Monday, September 21, 2015

Kentwood Hall and Cambridge

Saturday Holley and I set off in a tiny Peugeot (about 10 ft. long) to visit as many Elizabethan sites as we can in ten days.
Our first stop was Kentwell Hall, built around 1540, near Long Melford.  This was a particularly appropriate place to start, as about 50 re-enactors had gathered there to stage a Michaelmas celebration.  I have found re-enactors to be keen researchers, very knowledgeable about whatever role they assume. I took the opportunity to speak to the guards at the gate about swords, daggers, muskets, and calivers. They also described their own clothing and the fashions of landsknechts. The guards were of the opinion that shaking hands had not arrived as a custom in England by 1588. Am I to believe them or a historical fiction author? Neither could quote me a published source. Can anyone reading this?
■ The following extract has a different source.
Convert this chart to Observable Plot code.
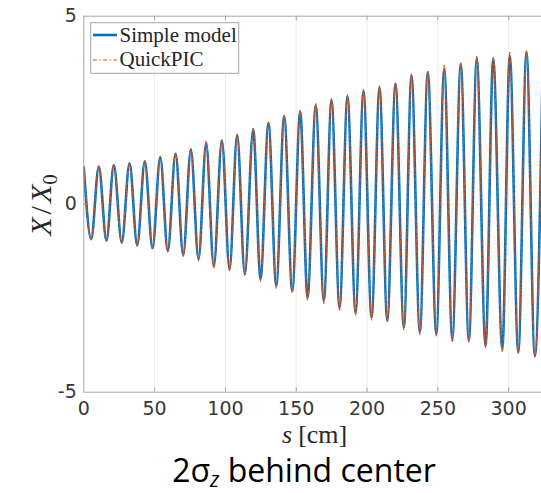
<!DOCTYPE html>
<html>
<head>
<meta charset="utf-8">
<script src="https://cdn.jsdelivr.net/npm/d3@7"></script>
<script src="https://cdn.jsdelivr.net/npm/@observablehq/plot@0.6"></script>
<style>
  html, body { margin: 0; padding: 0; background: #fff; overflow: hidden; }
  #chart { width: 541px; height: 493px; }
</style>
</head>
<body>
<div id="chart"></div>
<script>
// Positions (s in cm) of successive extrema: peak, trough, peak, ...
const sExtrema = [0, 5.2, 10.6, 16.0, 21.2, 26.8, 32.3, 37.7, 43.1, 48.5,
  54.0, 59.3, 64.8, 70.2, 75.6, 81.0, 86.4, 91.8, 97.5, 102.9,
  108.3, 113.7, 119.6, 124.8, 130.4, 135.9, 141.5, 147.2, 152.8, 158.0,
  163.8, 169.5, 174.9, 180.6, 186.2, 191.9, 197.5, 203.2, 208.8, 214.3,
  220.1, 226.0, 231.4, 237.3, 242.9, 248.9, 254.5, 260.2, 266.2, 271.9,
  277.5, 283.7, 289.1, 295.5, 300.8, 306.8, 312.6, 318.5, 324.2];

// Simple model X/X0 at those extrema
const simpleModel = [0.98, -0.93, 1.00, -0.97, 1.04, -1.02, 1.09, -1.09, 1.14, -1.17,
  1.25, -1.24, 1.34, -1.35, 1.45, -1.46, 1.61, -1.64, 1.69, -1.72,
  1.84, -1.85, 1.98, -1.98, 2.15, -2.16, 2.33, -2.29, 2.45, -2.47,
  2.62, -2.56, 2.76, -2.74, 2.86, -2.87, 3.00, -3.01, 3.10, -3.09,
  3.20, -3.27, 3.42, -3.40, 3.51, -3.45, 3.60, -3.58, 3.73, -3.63,
  3.87, -3.76, 3.87, -3.85, 3.95, -3.94, 4.04, -4.02, 4.05];

// QuickPIC X/X0 at those extrema
const quickPIC = [1.00, -0.94, 1.01, -0.99, 1.05, -1.04, 1.10, -1.11, 1.16, -1.20,
  1.27, -1.27, 1.36, -1.39, 1.48, -1.50, 1.68, -1.70, 1.71, -1.77,
  1.87, -1.91, 2.02, -2.05, 2.19, -2.23, 2.37, -2.36, 2.50, -2.55,
  2.67, -2.64, 2.81, -2.82, 2.91, -2.95, 3.05, -3.08, 3.15, -3.14,
  3.24, -3.33, 3.47, -3.47, 3.54, -3.50, 3.69, -3.67, 3.76, -3.67,
  3.94, -3.82, 3.91, -3.93, 4.04, -3.97, 4.09, -4.07, 4.10];

const xTicks = [0, 50, 100, 150, 200, 250, 300];
const yTicks = [-5, 0, 5];
const seriesNames = ["Simple model", "QuickPIC"];

const simpleRows = sExtrema.map((s, i) => ({s, v: simpleModel[i]}));
const quickRows = sExtrema.map((s, i) => ({s, v: quickPIC[i]}));

const axisGrey = "#a6a6a6";
const blue = "#0072BD", orange = "#D95319";
const dash = "4,2.5,1.2,2.5";

const svg = Plot.plot({
  width: 541,
  height: 493,
  marginLeft: 83.3,
  marginRight: 0,
  marginTop: 15.7,
  marginBottom: 101.3,
  style: {fontFamily: "DejaVu Sans", fontSize: "19px", color: "#383838", background: "white"},
  x: {domain: [0, 323.2], label: null},
  y: {domain: [-5, 5], label: null},
  marks: [
    Plot.gridX(xTicks.filter(d => d > 0), {stroke: "#000", strokeOpacity: 0.08}),
    Plot.gridY([0], {stroke: "#000", strokeOpacity: 0.08}),
    Plot.line(simpleRows, {x: "s", y: "v", curve: "monotone-x", stroke: blue, strokeWidth: 2.6, clip: true}),
    Plot.line(quickRows, {x: "s", y: "v", curve: "monotone-x", stroke: orange, strokeWidth: 1.2, strokeDasharray: dash, clip: true}),
    Plot.ruleX([0], {stroke: axisGrey}),
    Plot.ruleY([-5, 5], {stroke: axisGrey}),
    Plot.ruleX(xTicks.filter(d => d > 0), {y1: 5, y2: 4.88, stroke: axisGrey}),
    Plot.ruleX(xTicks.filter(d => d > 0), {y1: -5, y2: -4.88, stroke: axisGrey}),
    Plot.ruleY([0], {x1: 0, x2: 2, stroke: axisGrey}),
    Plot.axisX(xTicks, {tickSize: 0, tickPadding: 9, label: null, tickFormat: d => String(d)}),
    Plot.axisY(yTicks, {tickSize: 0, tickPadding: 7, label: null, tickFormat: d => String(d)})
  ]
});
document.getElementById("chart").appendChild(svg);

const root = d3.select(svg);
// legend
const lg = root.append("g").attr("text-anchor", "start");
lg.append("rect").attr("x", 90.7).attr("y", 22.7).attr("width", 148).attr("height", 50.6)
  .attr("fill", "white").attr("stroke", axisGrey);
lg.append("line").attr("x1", 93).attr("x2", 117).attr("y1", 35).attr("y2", 35)
  .attr("stroke", blue).attr("stroke-width", 2.6);
lg.append("line").attr("x1", 93).attr("x2", 117).attr("y1", 60).attr("y2", 60)
  .attr("stroke", orange).attr("stroke-width", 1.2).attr("stroke-dasharray", dash);
lg.selectAll("text.leg").data(seriesNames).join("text")
  .attr("x", 119.5).attr("y", (d, i) => 41.5 + i * 24.5)
  .attr("font-family", "Liberation Serif").attr("font-size", 21).attr("fill", "#262626")
  .attr("text-anchor", "start")
  .text(d => d);

// x label
const xl = root.append("text").attr("x", 282).attr("y", 443).attr("text-anchor", "start")
  .attr("font-family", "Liberation Serif").attr("font-size", 26).attr("fill", "#262626");
xl.append("tspan").attr("font-style", "italic").text("s");
xl.append("tspan").attr("dx", 6).text("[cm]");

// y label
const yl = root.append("text").attr("transform", "translate(51,205) rotate(-90)")
  .attr("text-anchor", "middle")
  .attr("font-family", "Liberation Serif").attr("font-size", 30).attr("fill", "#262626");
yl.append("tspan").attr("font-style", "italic").text("X");
yl.append("tspan").attr("dx", 3).text("/");
yl.append("tspan").attr("dx", 3).attr("font-style", "italic").text("X");
yl.append("tspan").attr("dy", 6).attr("font-size", 21).text("0");

// caption title below the axes
const tt = root.append("text").attr("x", 304).attr("y", 482).attr("text-anchor", "middle")
  .attr("font-family", "Open Sans, Noto Sans, sans-serif").attr("font-size", 32).attr("fill", "#000");
tt.append("tspan").text("2σ");
tt.append("tspan").attr("font-style", "italic").attr("font-size", 21).attr("dy", 4.5).text("z");
tt.append("tspan").attr("dy", -4.5).text(" behind center");
</script>
</body>
</html>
Holley discussed fashion, child raising, and inheritance with the lady of the manor. We saw the lord and lady served dinner, eating with their serviettes over left shoulders, at the same table as their servants and pages. 
We discussed cheesemaking with dairymaids, bread making with the baker, and the cost of spices with the cook. Kentwell Hall recreates Tudor life full time in late June and July most years and offers visitors an excellent opportunity to become lost in the past.
Sunday we moved on to Cambridge, where we visited Saint John's College where Edward Hunter, my protagonist studied for a few years in the 1560s before abandoning a career in the church (much to his mother's disappointment). Its Great Gate and the east and west ranges of the First Court remain much as he would have seen them. He would have also been impressed with the fan vaulting in the ceiling of Kings College Chapel. Leaping ahead 500 years, we drank some pints at the RAF bar in the Eagle, filled with its own history of British and American pilots who singed their squadron numbers onto its ceiling.

Monday, typically English weather returned as we visited Peterborough Cathedral. I had forgotten Katherine of Aragon was buried there, and its apse has the fan vaulting as well. On to Burghley House, its exterior much as Lord Burghley designed it in the 16th century, but the interior all "modernized" in the 1680's,  then again in the 18th and 19th centuries.